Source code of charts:
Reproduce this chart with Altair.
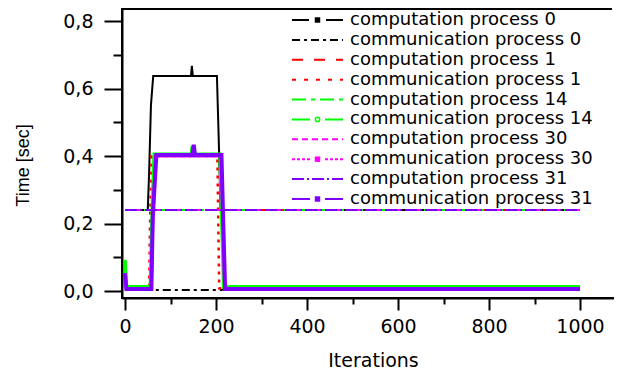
import altair as alt
import pandas as pd

# ---------------- data ----------------
names = [
    "computation process 0", "communication process 0",
    "computation process 1", "communication process 1",
    "computation process 14", "communication process 14",
    "computation process 30", "communication process 30",
    "computation process 31", "communication process 31",
]
colors = ["#000000", "#000000", "#ff0000", "#ff0000", "#00ff00",
          "#00ff00", "#ff00ff", "#ff00ff", "#8000ff", "#8000ff"]

comp0_x = [0, 50, 53, 57, 62, 145, 147, 149, 202, 206, 210, 1000]
comp0_y = [0.24, 0.24, 0.35, 0.55, 0.637, 0.637, 0.667, 0.637, 0.637, 0.45, 0.24, 0.24]

comm0_x = [0, 55, 60, 212, 218, 1000]
comm0_y = [0.006, 0.006, 0.003, 0.003, 0.006, 0.006]

comp1_x = [0, 1000]
comp1_y = [0.24, 0.24]

comm1_x = [0, 3, 53, 55, 58, 203, 205, 207, 1000]
comm1_y = [0.03, 0.008, 0.008, 0.2, 0.40, 0.40, 0.2, 0.008, 0.008]

comp14_x = [0, 1000]
comp14_y = [0.24, 0.24]

comm14_x = [0, 3, 56, 59, 64, 146, 148, 150, 209, 213, 217, 1000]
comm14_y = [0.092, 0.013, 0.013, 0.2, 0.405, 0.405, 0.43, 0.405, 0.405, 0.2, 0.013, 0.013]

comp30_x = [0, 1000]
comp30_y = [0.24, 0.24]

comm30_x = [0, 3, 58, 61, 67, 148, 151, 154, 211, 215, 219, 1000]
comm30_y = [0.05, 0.007, 0.007, 0.2, 0.40, 0.40, 0.43, 0.40, 0.40, 0.2, 0.007, 0.007]

comp31_x = [0, 1000]
comp31_y = [0.24, 0.24]

comm31_x = [0, 3, 58, 61, 69, 148, 151, 154, 212, 216, 220, 1000]
comm31_y = [0.053, 0.006, 0.006, 0.22, 0.403, 0.403, 0.433, 0.403, 0.403, 0.2, 0.006, 0.006]

x_ticks = [0, 100, 200, 300, 400, 500, 600, 700, 800, 900, 1000]
y_ticks = [0.0, 0.1, 0.2, 0.3, 0.4, 0.5, 0.6, 0.7, 0.8]
x_domain = [-6.6, 1074.7]
y_domain = [-0.0207, 0.8356]

series_x = [comp0_x, comm0_x, comp1_x, comm1_x, comp14_x, comm14_x, comp30_x, comm30_x, comp31_x, comm31_x]
series_y = [comp0_y, comm0_y, comp1_y, comm1_y, comp14_y, comm14_y, comp30_y, comm30_y, comp31_y, comm31_y]

rows = []
for name, xs, ys in zip(names, series_x, series_y):
    for xv, yv in zip(xs, ys):
        rows.append({"series": name, "iteration": xv, "value": yv})
df = pd.DataFrame(rows)

# ---------------- styles ----------------
FONT = "DejaVu Sans"
plot_dash = [None, [8, 4, 3, 4], [11, 11], [3, 5], [14, 5, 4, 5], None, [6, 4], None, [12, 3, 2, 3], None]
plot_width = [2, 2, 2, 2.5, 2, 3.5, 2, 3, 2, 4]
legend_dash = [
    [17, 17], [8, 4, 3, 4], [11, 11], [4, 8], [14, 5, 4, 5], [18, 15],
    [6, 4], [3, 2, 3, 2, 3, 2, 3, 15, 3, 2, 3, 2, 3, 2, 3, 60], [12, 3, 2, 3], [18, 15],
]

W, H = 492, 289
x_scale = alt.Scale(domain=x_domain, nice=False, zero=False)
y_scale = alt.Scale(domain=y_domain, nice=False, zero=False)

x_axis = alt.Axis(
    values=x_ticks,
    labelExpr="datum.value % 200 === 0 ? format(datum.value, 'd') : ''",
    tickSize={"condition": {"test": "datum.value % 200 === 0", "value": 12}, "value": 6},
    tickWidth=2, tickColor="black", domainWidth=2, domainColor="black",
    labelFont=FONT, labelFontSize=19, labelColor="black", labelPadding=7,
    labelFlush=False, labelOverlap=False, grid=False,
    title="Iterations", titleFont=FONT, titleFontSize=19, titleFontWeight="normal",
    titleColor="black", titleX=251, titleY=68, titleBaseline="alphabetic",
)
y_axis = alt.Axis(
    values=y_ticks,
    labelExpr="round(datum.value*10) % 2 === 0 ? replace(format(datum.value, '.1f'), '.', ',') : ''",
    tickSize={"condition": {"test": "round(datum.value*10) % 2 === 0", "value": 18}, "value": 9},
    tickWidth=2, tickColor="black", domainWidth=2, domainColor="black",
    labelFont=FONT, labelFontSize=19, labelColor="black", labelPadding=11,
    labelFlush=False, labelOverlap=False, grid=False,
    title="Time [sec]", titleFont="Liberation Sans", titleFontSize=18, titleFontWeight="normal",
    titleColor="black", titleX=-94, titleY=156, titleBaseline="alphabetic",
)

line_layers = []
for i, name in enumerate(names):
    kw = dict(color=colors[i], strokeWidth=plot_width[i], strokeCap="butt", strokeJoin="miter")
    if plot_dash[i] is not None:
        kw["strokeDash"] = plot_dash[i]
    line_layers.append(
        alt.Chart(df).transform_filter(alt.datum.series == name).mark_line(**kw).encode(
            x=alt.X("iteration:Q", scale=x_scale, axis=x_axis),
            y=alt.Y("value:Q", scale=y_scale, axis=y_axis),
        )
    )
lines = alt.layer(*line_layers)

# ---------------- legend (drawn inside the plot) ----------------
leg_df = pd.DataFrame({"name": names, "row": list(range(len(names)))})
leg_y = alt.Y("row:Q", scale=alt.Scale(domain=[0, 9], range=[11, 190]), axis=None)
col_enc = alt.Color("name:N", scale=alt.Scale(domain=names, range=colors), legend=None)

leg_rule = alt.Chart(leg_df).mark_rule(strokeWidth=2, strokeCap="butt").encode(
    x=alt.value(170), x2=alt.value(221), y=leg_y, color=col_enc,
    strokeDash=alt.StrokeDash("name:N", scale=alt.Scale(domain=names, range=legend_dash), legend=None),
)
square_rows = [0, 7, 9]
circle_rows = [5]
sq_df = leg_df[leg_df["row"].isin(square_rows)]
ci_df = leg_df[leg_df["row"].isin(circle_rows)]
leg_sq = alt.Chart(sq_df).mark_square(size=30, opacity=1).encode(
    x=alt.value(195.5), y=leg_y, color=col_enc,
)
leg_ci = alt.Chart(ci_df).mark_point(shape="circle", size=18, filled=False, strokeWidth=1.5, opacity=1).encode(
    x=alt.value(195.5), y=leg_y, color=col_enc,
)
leg_text = alt.Chart(leg_df).mark_text(align="left", baseline="middle", font=FONT, fontSize=18, color="black").encode(
    x=alt.value(228), y=leg_y, text="name:N",
)
legend = alt.layer(leg_rule, leg_sq, leg_ci, leg_text)

# the reference frame is open on the right: mask the right edge of the view box
mask_right = alt.Chart(pd.DataFrame({"k": [0]})).mark_rule(color="white", strokeWidth=4).encode(
    x=alt.value(W), y=alt.value(-2), y2=alt.value(H - 1),
)

chart = alt.layer(lines, legend, mask_right).resolve_scale(y="independent").properties(
    width=W, height=H,
    autosize=alt.AutoSizeParams(type="none"),
    padding={"left": 114, "top": 1, "right": 0, "bottom": 72},
).configure_view(stroke="black", strokeWidth=2)

chart.save("out.html", embed_options={"renderer": "svg", "actions": False})
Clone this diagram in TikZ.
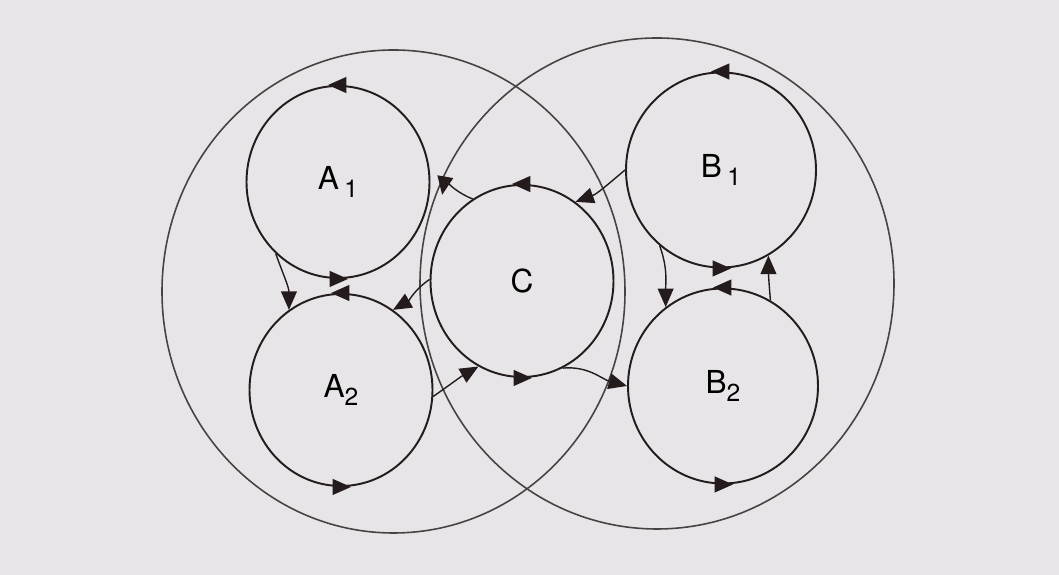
\documentclass[tikz,border=0pt]{standalone}
\usepackage{fontspec}
\setmainfont{TeX Gyre Heros}
\usepackage{xcolor}
\definecolor{pageGray}{RGB}{231,229,231}
\definecolor{inkDark}{RGB}{36,28,28}
\definecolor{inkSoft}{RGB}{72,66,66}
\usetikzlibrary{arrows.meta,shapes.geometric}
\newcommand\lowidx[1]{\raisebox{-0.5ex}{\fontsize{14}{14}\selectfont#1}}

\begin{document}
\begin{tikzpicture}[>={Triangle[length=10.5pt,width=9pt]},
  loop/.style={draw=inkDark, line width=1.1pt, ellipse, inner sep=0pt,
    minimum width=3.66cm, minimum height=3.84cm, font=\fontsize{18}{20}\selectfont},
  flow/.style={->, draw=inkDark, line width=0.8pt},
  turn/.style={->, draw=inkDark, line width=1.1pt}]
  % ---- page ----
  \fill[pageGray] (0,0) rectangle (21.18,11.5);
  \useasboundingbox (0,0) rectangle (21.18,11.5);
  % ---- the two overlapping systems ----
  \draw[inkSoft, line width=0.9pt] (7.87,5.67) ellipse [x radius=4.63, y radius=4.83];
  \draw[inkSoft, line width=0.9pt] (13.14,5.83) ellipse [x radius=4.74, y radius=4.91];
  % ---- subsystems ----
  \node[loop] (A1) at (6.76,7.86) {A\,\lowidx{1}};
  \node[loop] (A2) at (6.82,3.70) {A\lowidx{2}};
  \node[loop] (C)  at (10.44,5.88) {C};
  \node[loop, minimum width=3.8cm, minimum height=3.9cm] (B1) at (14.42,8.10) {B\,\lowidx{1}};
  \node[loop, minimum width=3.8cm, minimum height=3.9cm] (B2) at (14.46,3.78) {B\lowidx{2}};
  % each one turns anticlockwise
  \foreach \n in {A1,A2,C,B1,B2} {
    \draw[turn] ([xshift=1mm]\n.north) -- ([xshift=-2mm]\n.north);
    \draw[turn] ([xshift=-1mm]\n.south) -- ([xshift=2mm]\n.south);
  }
  % ---- exchanges ----
  \draw[flow] (A1.229) to[out=-70, in=90] (A2.123);
  \draw[flow] (B1.231) to[out=-70, in=90] (B2.126);
  \draw[flow] (B2.61) to[out=95, in=-90] (B1.-61);
  \draw[flow] (C.121) to[out=160, in=80] ([xshift=0.25cm]A1.-8);
  \draw[flow] (B1.180) to[out=220, in=20] (C.56);
  \draw[flow] (C.179) to[out=215, in=30] (A2.57);
  \draw[flow] (A2.-4) to[out=35, in=210] (C.243);
  \draw[flow] (C.-65) to[out=5, in=165] (B2.180);
\end{tikzpicture}
\end{document}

What to work on: Output exactly the span of lines from the top of the listing through the line holding "import pandas as pd", and leave every picture out.

Written response:
Reproduce this chart with Altair.
import altair as alt
import pandas as pd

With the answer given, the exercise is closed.